Mental illness is a broad term for any condition that changes how someone thinks, feels, behaves or relates to other people and their surroundings. The causes of many mental illnesses are not known. Most are believed to be caused by a combination of genetic, biological, psychological and environmental factors.
Mental illness may run in a family. This may happen when certain changes in a gene or multiple genes increases a person’s risk for developing the condition. Then when other factors occur, the mental illness will develop. Biological factors may include certain infections, brain injury or defects, damage to the brain which occurs prenatally or during a pregnancy, long term substance abuse, poor nutrition or exposure to toxins.
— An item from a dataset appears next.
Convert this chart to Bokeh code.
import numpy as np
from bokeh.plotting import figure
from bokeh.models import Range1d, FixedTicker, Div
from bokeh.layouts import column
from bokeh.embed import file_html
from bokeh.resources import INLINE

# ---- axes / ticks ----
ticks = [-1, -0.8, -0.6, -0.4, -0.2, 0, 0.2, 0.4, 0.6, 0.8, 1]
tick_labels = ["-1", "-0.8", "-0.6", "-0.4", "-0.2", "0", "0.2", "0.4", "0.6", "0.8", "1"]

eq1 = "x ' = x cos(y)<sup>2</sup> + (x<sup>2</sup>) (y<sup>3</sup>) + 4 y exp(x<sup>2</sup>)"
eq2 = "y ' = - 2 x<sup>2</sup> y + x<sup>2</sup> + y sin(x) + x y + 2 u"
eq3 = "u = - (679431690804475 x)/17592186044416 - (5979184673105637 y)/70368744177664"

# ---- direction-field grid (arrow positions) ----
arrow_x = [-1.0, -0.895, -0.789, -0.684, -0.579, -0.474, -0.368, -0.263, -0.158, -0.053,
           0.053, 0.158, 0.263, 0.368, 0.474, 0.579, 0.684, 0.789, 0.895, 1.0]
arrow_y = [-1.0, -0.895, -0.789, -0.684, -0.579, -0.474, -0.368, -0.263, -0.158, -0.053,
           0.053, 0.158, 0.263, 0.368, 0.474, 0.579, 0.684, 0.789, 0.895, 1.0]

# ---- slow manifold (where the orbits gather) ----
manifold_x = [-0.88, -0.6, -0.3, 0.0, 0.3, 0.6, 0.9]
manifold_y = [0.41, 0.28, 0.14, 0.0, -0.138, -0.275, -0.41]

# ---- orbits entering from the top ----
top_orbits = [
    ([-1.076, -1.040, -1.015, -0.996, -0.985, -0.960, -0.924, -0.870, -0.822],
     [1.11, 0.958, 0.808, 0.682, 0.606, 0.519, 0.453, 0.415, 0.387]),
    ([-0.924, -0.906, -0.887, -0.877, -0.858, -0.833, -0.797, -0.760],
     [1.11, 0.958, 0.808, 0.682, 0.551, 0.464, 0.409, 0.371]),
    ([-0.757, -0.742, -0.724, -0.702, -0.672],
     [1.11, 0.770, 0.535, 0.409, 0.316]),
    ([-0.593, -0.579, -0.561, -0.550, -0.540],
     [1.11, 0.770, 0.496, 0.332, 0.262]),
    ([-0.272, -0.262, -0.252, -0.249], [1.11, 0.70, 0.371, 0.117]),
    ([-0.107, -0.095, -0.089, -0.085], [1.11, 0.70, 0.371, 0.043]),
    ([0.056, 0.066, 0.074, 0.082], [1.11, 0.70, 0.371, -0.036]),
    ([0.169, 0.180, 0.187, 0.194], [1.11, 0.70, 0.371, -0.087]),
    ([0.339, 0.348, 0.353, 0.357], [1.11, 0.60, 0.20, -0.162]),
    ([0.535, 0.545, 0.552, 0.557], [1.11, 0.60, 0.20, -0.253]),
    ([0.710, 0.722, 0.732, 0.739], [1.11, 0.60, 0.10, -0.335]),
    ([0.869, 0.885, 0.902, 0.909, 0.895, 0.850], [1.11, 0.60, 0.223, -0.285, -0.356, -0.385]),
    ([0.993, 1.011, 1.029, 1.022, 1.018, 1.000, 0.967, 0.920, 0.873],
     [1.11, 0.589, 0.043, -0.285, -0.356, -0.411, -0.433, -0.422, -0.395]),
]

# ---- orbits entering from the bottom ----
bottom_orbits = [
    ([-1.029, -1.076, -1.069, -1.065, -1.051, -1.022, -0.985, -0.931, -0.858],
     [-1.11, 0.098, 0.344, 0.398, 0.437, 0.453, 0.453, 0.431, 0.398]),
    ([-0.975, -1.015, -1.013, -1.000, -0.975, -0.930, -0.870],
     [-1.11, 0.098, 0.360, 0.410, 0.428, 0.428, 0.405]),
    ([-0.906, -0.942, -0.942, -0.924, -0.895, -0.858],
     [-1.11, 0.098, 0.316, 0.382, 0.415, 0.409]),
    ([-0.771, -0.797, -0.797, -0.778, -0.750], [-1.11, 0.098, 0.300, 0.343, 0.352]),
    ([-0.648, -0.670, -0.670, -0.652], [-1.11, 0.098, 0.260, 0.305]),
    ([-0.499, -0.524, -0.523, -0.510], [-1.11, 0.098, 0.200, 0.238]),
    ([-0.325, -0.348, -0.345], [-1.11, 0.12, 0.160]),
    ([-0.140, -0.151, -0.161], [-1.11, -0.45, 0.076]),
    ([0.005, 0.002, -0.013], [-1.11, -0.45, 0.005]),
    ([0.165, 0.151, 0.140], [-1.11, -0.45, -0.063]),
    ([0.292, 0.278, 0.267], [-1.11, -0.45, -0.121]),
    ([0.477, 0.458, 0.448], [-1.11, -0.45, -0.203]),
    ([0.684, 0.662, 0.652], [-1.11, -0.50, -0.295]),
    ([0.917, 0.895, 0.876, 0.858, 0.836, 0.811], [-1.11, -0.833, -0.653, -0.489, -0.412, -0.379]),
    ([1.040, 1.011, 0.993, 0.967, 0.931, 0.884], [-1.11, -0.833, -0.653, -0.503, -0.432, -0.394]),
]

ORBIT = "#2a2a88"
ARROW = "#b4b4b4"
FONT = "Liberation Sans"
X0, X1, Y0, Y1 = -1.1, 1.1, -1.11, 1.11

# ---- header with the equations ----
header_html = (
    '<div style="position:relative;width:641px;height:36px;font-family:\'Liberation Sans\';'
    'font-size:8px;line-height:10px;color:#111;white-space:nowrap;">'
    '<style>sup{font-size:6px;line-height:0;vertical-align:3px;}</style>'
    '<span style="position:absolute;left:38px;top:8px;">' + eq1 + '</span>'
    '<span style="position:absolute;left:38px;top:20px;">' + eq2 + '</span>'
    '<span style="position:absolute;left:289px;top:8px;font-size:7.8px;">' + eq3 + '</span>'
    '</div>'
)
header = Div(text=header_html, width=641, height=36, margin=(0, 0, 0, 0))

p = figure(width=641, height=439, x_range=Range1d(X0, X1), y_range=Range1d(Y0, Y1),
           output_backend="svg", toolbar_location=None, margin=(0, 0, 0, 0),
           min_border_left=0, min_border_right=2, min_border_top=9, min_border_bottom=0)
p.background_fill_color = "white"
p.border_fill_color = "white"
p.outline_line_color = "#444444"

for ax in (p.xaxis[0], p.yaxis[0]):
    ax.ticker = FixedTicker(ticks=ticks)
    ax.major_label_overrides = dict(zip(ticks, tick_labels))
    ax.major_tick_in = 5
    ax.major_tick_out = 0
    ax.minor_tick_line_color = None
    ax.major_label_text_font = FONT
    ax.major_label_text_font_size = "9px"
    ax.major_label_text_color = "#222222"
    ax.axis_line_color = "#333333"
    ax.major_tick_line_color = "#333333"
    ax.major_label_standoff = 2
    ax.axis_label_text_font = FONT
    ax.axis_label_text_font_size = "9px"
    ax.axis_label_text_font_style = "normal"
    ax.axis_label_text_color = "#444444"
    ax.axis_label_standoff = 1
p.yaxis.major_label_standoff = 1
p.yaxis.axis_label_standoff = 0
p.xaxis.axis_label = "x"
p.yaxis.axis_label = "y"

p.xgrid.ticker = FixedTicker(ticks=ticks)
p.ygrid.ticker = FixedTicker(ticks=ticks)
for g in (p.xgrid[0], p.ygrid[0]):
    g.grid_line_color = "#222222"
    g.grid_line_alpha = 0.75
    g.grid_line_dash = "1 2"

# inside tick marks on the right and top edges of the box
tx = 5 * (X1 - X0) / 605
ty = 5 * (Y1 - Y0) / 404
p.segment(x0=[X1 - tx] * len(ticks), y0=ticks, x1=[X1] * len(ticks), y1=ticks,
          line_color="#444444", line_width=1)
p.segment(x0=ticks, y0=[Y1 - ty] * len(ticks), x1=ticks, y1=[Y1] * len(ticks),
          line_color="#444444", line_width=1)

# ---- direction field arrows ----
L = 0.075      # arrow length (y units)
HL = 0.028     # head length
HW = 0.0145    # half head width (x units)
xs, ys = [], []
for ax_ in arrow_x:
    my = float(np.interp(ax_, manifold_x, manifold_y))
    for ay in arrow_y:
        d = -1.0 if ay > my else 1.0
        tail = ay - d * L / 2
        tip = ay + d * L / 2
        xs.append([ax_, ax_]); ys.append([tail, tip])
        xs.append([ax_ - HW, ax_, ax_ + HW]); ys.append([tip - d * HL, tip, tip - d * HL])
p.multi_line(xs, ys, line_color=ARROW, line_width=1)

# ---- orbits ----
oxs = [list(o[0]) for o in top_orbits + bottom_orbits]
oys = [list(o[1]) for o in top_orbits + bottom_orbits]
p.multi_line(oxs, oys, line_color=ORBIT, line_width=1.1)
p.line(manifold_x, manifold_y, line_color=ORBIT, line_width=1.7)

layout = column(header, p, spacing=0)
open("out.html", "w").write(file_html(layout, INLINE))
Psychological factors may include severe trauma such as emotional, physical or sexual abuse or witnessing or living through a traumatic event. Environmental factors may include social or cultural expectations (like being thin) or growing up in a dysfunctional home, but may also include exposure to certain toxins or experiences due to work or living conditions.
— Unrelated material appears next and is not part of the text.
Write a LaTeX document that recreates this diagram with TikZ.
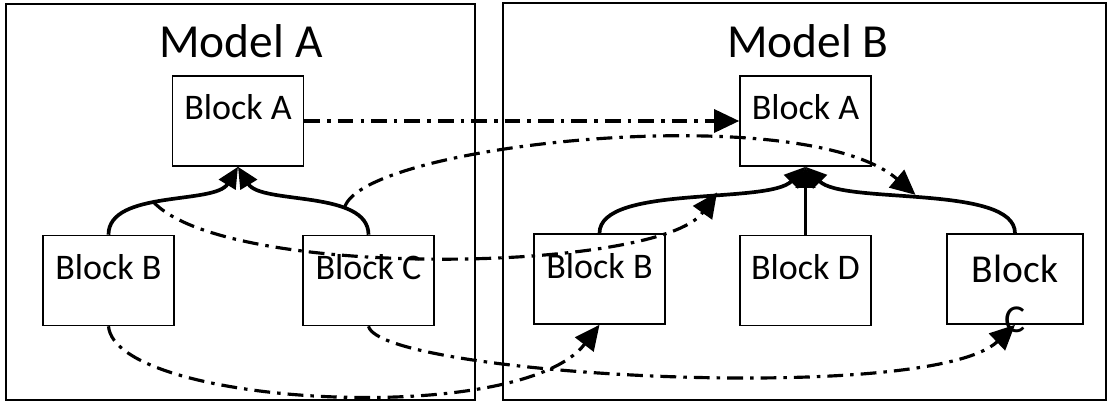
\documentclass[tikz,border=0pt]{standalone}
\usepackage{fontspec}
\setmainfont{Carlito}
\usepackage{tikz}
\usetikzlibrary{arrows.meta,positioning}

\begin{document}
\begin{tikzpicture}[
  blk/.style={draw, line width=0.9pt, minimum width=2.62cm, minimum height=1.8cm, inner sep=0pt, text height=0.88cm, text depth=0.92cm, font=\fontsize{20.5pt}{24pt}\selectfont},
  ttl/.style={anchor=base, inner sep=0pt, font=\fontsize{27pt}{32pt}\selectfont},
  frm/.style={draw, line width=0.9pt},
  link/.style={line width=2.1pt, -{Triangle[length=0.42cm, width=0.38cm]}},
  map/.style={line width=1.8pt, dash pattern=on 9pt off 4pt on 2pt off 4pt, -{Triangle[length=0.5cm, width=0.46cm]}}
]
\useasboundingbox (0,0) rectangle (22.16,8.02);
\draw[frm] (0.12,0.02) rectangle (9.50,7.94);
\draw[frm] (10.06,0.02) rectangle (22.12,7.96);
\node[ttl] (tA) at (4.82,6.86) {Model A};
\node[ttl] (tB) at (16.16,6.86) {Model B};
\node[blk] (aA) at (4.76,5.60) {Block A};
\node[blk] (aB) at (2.17,2.41) {Block B};
\node[blk] (aC) at (7.37,2.41) {Block C};
\node[blk] (bA) at (16.11,5.60) {Block A};
\node[blk] (bB) at (11.99,2.44) {Block B};
\node[blk] (bD) at (16.11,2.41) {Block D};
\node[blk, minimum width=2.72cm, text width=2.72cm, align=center, text height=0.98cm, text depth=0.82cm, font=\fontsize{22.5pt}{28pt}\selectfont] (bC) at (20.30,2.44) {Block\\C};
\draw[link] (aB.north) .. controls +(0,0.9) and +(-0.46,-0.76) .. (aA.south) coordinate[pos=0.43] (aBA);
\draw[link] (aC.north) .. controls +(0,0.9) and +(0.46,-0.76) .. (aA.south) coordinate[pos=0.3] (aCA);
\draw[link] (bB.north) .. controls +(0,0.98) and +(-0.74,-0.76) .. (bA.south) coordinate[pos=0.6] (bBA);
\draw[link] (bD) -- (bA);
\draw[link] (bC.north) .. controls +(0,0.98) and +(0.74,-0.76) .. (bA.south) coordinate[pos=0.53] (bCA);
\draw[map] (aA) -- (bA);
\draw[map] (aCA) .. controls +(0.36,1.26) and +(-2.26,1.94) .. (bCA);
\draw[map] (aBA) .. controls +(1.44,-1.60) and +(-1.14,-1.60) .. (bBA);
\draw[map] (aB.south) .. controls +(0.14,-1.58) and +(-1.6,-2.08) .. (bB.south);
\draw[map] (aC.south) .. controls +(0.24,-0.98) and +(-1.70,-1.62) .. (bC.south);
\end{tikzpicture}
\end{document}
In any given year, about 20% of adults in the U.S. will experience a mental illness. Common mental illnesses include depression, anxiety, schizophrenia, bipolar disorder, obsessive-compulsive disorder, posttraumatic stress disorder, and phobias. In addition, mental illnesses may cause substance use and eating disorders.
Mental illnesses require ongoing treatment for best results. Common treatments include medication and therapy, although different treatments are used for different disorders. If you have been diagnosed with a mental illness, talk to your doctor about the most current treatment options. A genetic counselor can help discuss inheritance and risks to other family members. Support groups are also a good source of information and will help connect you with other individuals and families affected by mental illness.